* [Supplied information]:
◆ ◆ ◆ ◆ ◆
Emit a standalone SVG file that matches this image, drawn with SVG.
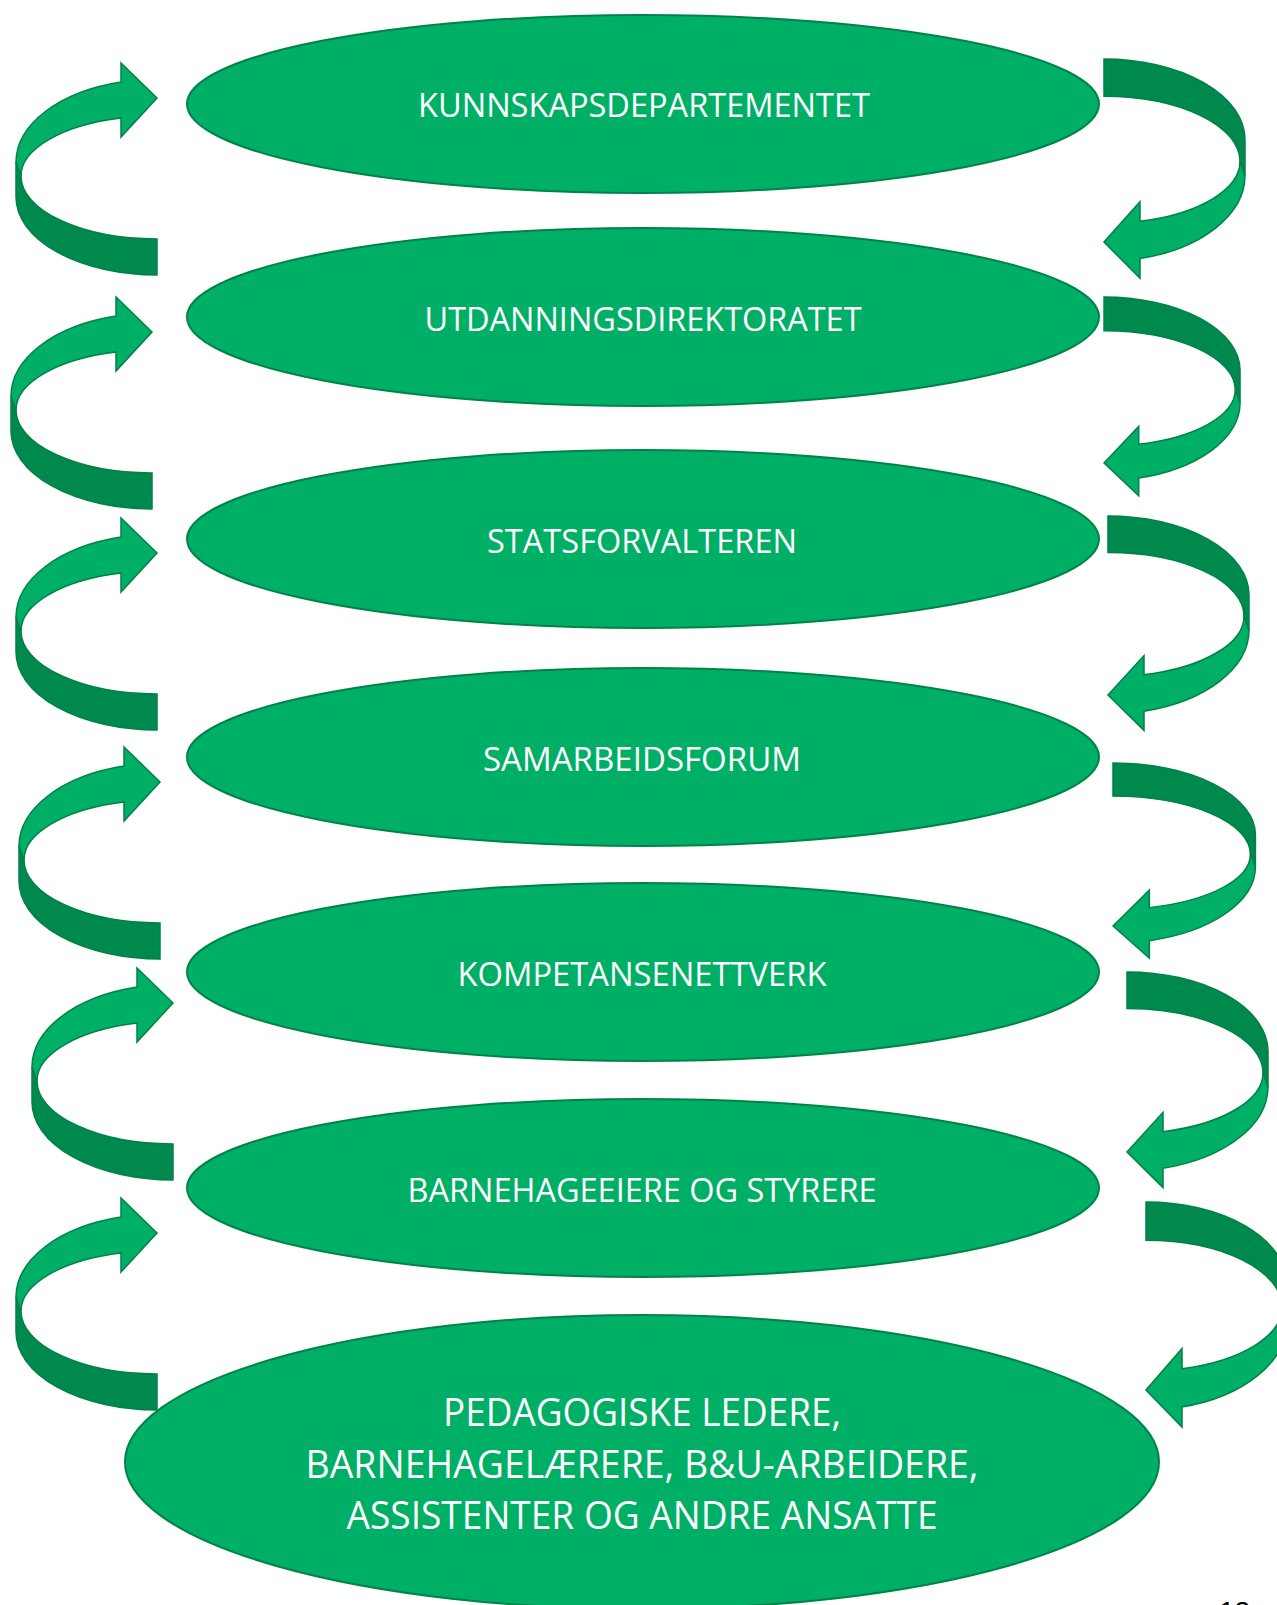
<svg xmlns="http://www.w3.org/2000/svg" xmlns:xlink="http://www.w3.org/1999/xlink" width="1277" height="1605" viewBox="0 0 1277 1605">
<style>
.node{fill:#00AF66;stroke:#00834A;stroke-width:2}
.lbl{fill:#FFFFFF;font-family:"Open Sans","Noto Sans","Liberation Sans",sans-serif;font-size:32.5px;text-anchor:middle}
.big{font-size:39px}
.light{fill:#00AF66;stroke:#00804A;stroke-width:1.5;stroke-linejoin:miter}
.dark{fill:#00894D;stroke:#00804A;stroke-width:1.5;stroke-linejoin:miter}
.pg{fill:#000000;font-family:"Liberation Sans","Open Sans",sans-serif;font-size:28px}
</style>
<defs>
<g id="carrow">
<path class="dark" d="M -141,64 L -141,99 A 141 78 0 0 0 0,177 L 0,141 A 136 63 0 0 1 -136,78 Z"/>
<path class="light" d="M -141,64 A 141 83 0 0 1 -36,-16 L -36,-35 L 0,0 L -36,39 L -36,20 A 136 60 0 0 0 -136,78 Z"/>
</g>
</defs>
<rect x="0" y="0" width="1277" height="1605" fill="#FFFFFF"/>
<g id="connectors">
<use xlink:href="#carrow" transform="translate(157,98)"/>
<use xlink:href="#carrow" transform="translate(152,332)"/>
<use xlink:href="#carrow" transform="translate(157,553)"/>
<use xlink:href="#carrow" transform="translate(160,782)"/>
<use xlink:href="#carrow" transform="translate(173,1003)"/>
<use xlink:href="#carrow" transform="translate(157,1233)"/>
<use xlink:href="#carrow" transform="translate(1104,242) scale(-1,-1.034)"/>
<use xlink:href="#carrow" transform="translate(1104,463) scale(-0.965,-0.938)"/>
<use xlink:href="#carrow" transform="translate(1108,695) scale(-1,-1.011)"/>
<use xlink:href="#carrow" transform="translate(1113,926) scale(-1.01,-0.921)"/>
<use xlink:href="#carrow" transform="translate(1127,1152) scale(-1,-1.017)"/>
<use xlink:href="#carrow" transform="translate(1146,1390) scale(-1,-1.062)"/>
</g>
<g id="n1">
<ellipse class="node" cx="643" cy="104" rx="456" ry="89"/>
<text class="lbl" x="644" y="117" textLength="452" lengthAdjust="spacingAndGlyphs">KUNNSKAPSDEPARTEMENTET</text>
</g>
<g id="n2">
<ellipse class="node" cx="643" cy="317" rx="456" ry="89"/>
<text class="lbl" x="643" y="331" textLength="437" lengthAdjust="spacingAndGlyphs">UTDANNINGSDIREKTORATET</text>
</g>
<g id="n3">
<ellipse class="node" cx="643" cy="539" rx="456" ry="89"/>
<text class="lbl" x="642" y="553" textLength="310" lengthAdjust="spacingAndGlyphs">STATSFORVALTEREN</text>
</g>
<g id="n4">
<ellipse class="node" cx="643" cy="757" rx="456" ry="89"/>
<text class="lbl" x="642" y="771" textLength="318" lengthAdjust="spacingAndGlyphs">SAMARBEIDSFORUM</text>
</g>
<g id="n5">
<ellipse class="node" cx="643" cy="972" rx="456" ry="89"/>
<text class="lbl" x="642" y="986" textLength="369" lengthAdjust="spacingAndGlyphs">KOMPETANSENETTVERK</text>
</g>
<g id="n6">
<ellipse class="node" cx="643" cy="1188" rx="456" ry="89"/>
<text class="lbl" x="642" y="1202" textLength="469" lengthAdjust="spacingAndGlyphs">BARNEHAGEEIERE OG STYRERE</text>
</g>
<g id="n7">
<ellipse class="node" cx="642" cy="1462" rx="517" ry="147"/>
<text class="lbl big" x="642" y="1426" textLength="398" lengthAdjust="spacingAndGlyphs">PEDAGOGISKE LEDERE,</text>
<text class="lbl big" x="642" y="1478" textLength="673" lengthAdjust="spacingAndGlyphs">BARNEHAGELÆRERE, B&amp;U-ARBEIDERE,</text>
<text class="lbl big" x="642" y="1529" textLength="591" lengthAdjust="spacingAndGlyphs">ASSISTENTER OG ANDRE ANSATTE</text>
</g>
<text class="pg" x="1219" y="1621">12</text>
</svg>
◆ ◆ ◆ ◆ ◆
* [Problem to work on]: Repeat the material exactly as it reads, without any of its pictures.

* [Response]:
Emit a standalone SVG file that matches this image, drawn with SVG.
<svg xmlns="http://www.w3.org/2000/svg" xmlns:xlink="http://www.w3.org/1999/xlink" width="1277" height="1605" viewBox="0 0 1277 1605">
<style>
.node{fill:#00AF66;stroke:#00834A;stroke-width:2}
.lbl{fill:#FFFFFF;font-family:"Open Sans","Noto Sans","Liberation Sans",sans-serif;font-size:32.5px;text-anchor:middle}
.big{font-size:39px}
.light{fill:#00AF66;stroke:#00804A;stroke-width:1.5;stroke-linejoin:miter}
.dark{fill:#00894D;stroke:#00804A;stroke-width:1.5;stroke-linejoin:miter}
.pg{fill:#000000;font-family:"Liberation Sans","Open Sans",sans-serif;font-size:28px}
</style>
<defs>
<g id="carrow">
<path class="dark" d="M -141,64 L -141,99 A 141 78 0 0 0 0,177 L 0,141 A 136 63 0 0 1 -136,78 Z"/>
<path class="light" d="M -141,64 A 141 83 0 0 1 -36,-16 L -36,-35 L 0,0 L -36,39 L -36,20 A 136 60 0 0 0 -136,78 Z"/>
</g>
</defs>
<rect x="0" y="0" width="1277" height="1605" fill="#FFFFFF"/>
<g id="connectors">
<use xlink:href="#carrow" transform="translate(157,98)"/>
<use xlink:href="#carrow" transform="translate(152,332)"/>
<use xlink:href="#carrow" transform="translate(157,553)"/>
<use xlink:href="#carrow" transform="translate(160,782)"/>
<use xlink:href="#carrow" transform="translate(173,1003)"/>
<use xlink:href="#carrow" transform="translate(157,1233)"/>
<use xlink:href="#carrow" transform="translate(1104,242) scale(-1,-1.034)"/>
<use xlink:href="#carrow" transform="translate(1104,463) scale(-0.965,-0.938)"/>
<use xlink:href="#carrow" transform="translate(1108,695) scale(-1,-1.011)"/>
<use xlink:href="#carrow" transform="translate(1113,926) scale(-1.01,-0.921)"/>
<use xlink:href="#carrow" transform="translate(1127,1152) scale(-1,-1.017)"/>
<use xlink:href="#carrow" transform="translate(1146,1390) scale(-1,-1.062)"/>
</g>
<g id="n1">
<ellipse class="node" cx="643" cy="104" rx="456" ry="89"/>
<text class="lbl" x="644" y="117" textLength="452" lengthAdjust="spacingAndGlyphs">KUNNSKAPSDEPARTEMENTET</text>
</g>
<g id="n2">
<ellipse class="node" cx="643" cy="317" rx="456" ry="89"/>
<text class="lbl" x="643" y="331" textLength="437" lengthAdjust="spacingAndGlyphs">UTDANNINGSDIREKTORATET</text>
</g>
<g id="n3">
<ellipse class="node" cx="643" cy="539" rx="456" ry="89"/>
<text class="lbl" x="642" y="553" textLength="310" lengthAdjust="spacingAndGlyphs">STATSFORVALTEREN</text>
</g>
<g id="n4">
<ellipse class="node" cx="643" cy="757" rx="456" ry="89"/>
<text class="lbl" x="642" y="771" textLength="318" lengthAdjust="spacingAndGlyphs">SAMARBEIDSFORUM</text>
</g>
<g id="n5">
<ellipse class="node" cx="643" cy="972" rx="456" ry="89"/>
<text class="lbl" x="642" y="986" textLength="369" lengthAdjust="spacingAndGlyphs">KOMPETANSENETTVERK</text>
</g>
<g id="n6">
<ellipse class="node" cx="643" cy="1188" rx="456" ry="89"/>
<text class="lbl" x="642" y="1202" textLength="469" lengthAdjust="spacingAndGlyphs">BARNEHAGEEIERE OG STYRERE</text>
</g>
<g id="n7">
<ellipse class="node" cx="642" cy="1462" rx="517" ry="147"/>
<text class="lbl big" x="642" y="1426" textLength="398" lengthAdjust="spacingAndGlyphs">PEDAGOGISKE LEDERE,</text>
<text class="lbl big" x="642" y="1478" textLength="673" lengthAdjust="spacingAndGlyphs">BARNEHAGELÆRERE, B&amp;U-ARBEIDERE,</text>
<text class="lbl big" x="642" y="1529" textLength="591" lengthAdjust="spacingAndGlyphs">ASSISTENTER OG ANDRE ANSATTE</text>
</g>
<text class="pg" x="1219" y="1621">12</text>
</svg>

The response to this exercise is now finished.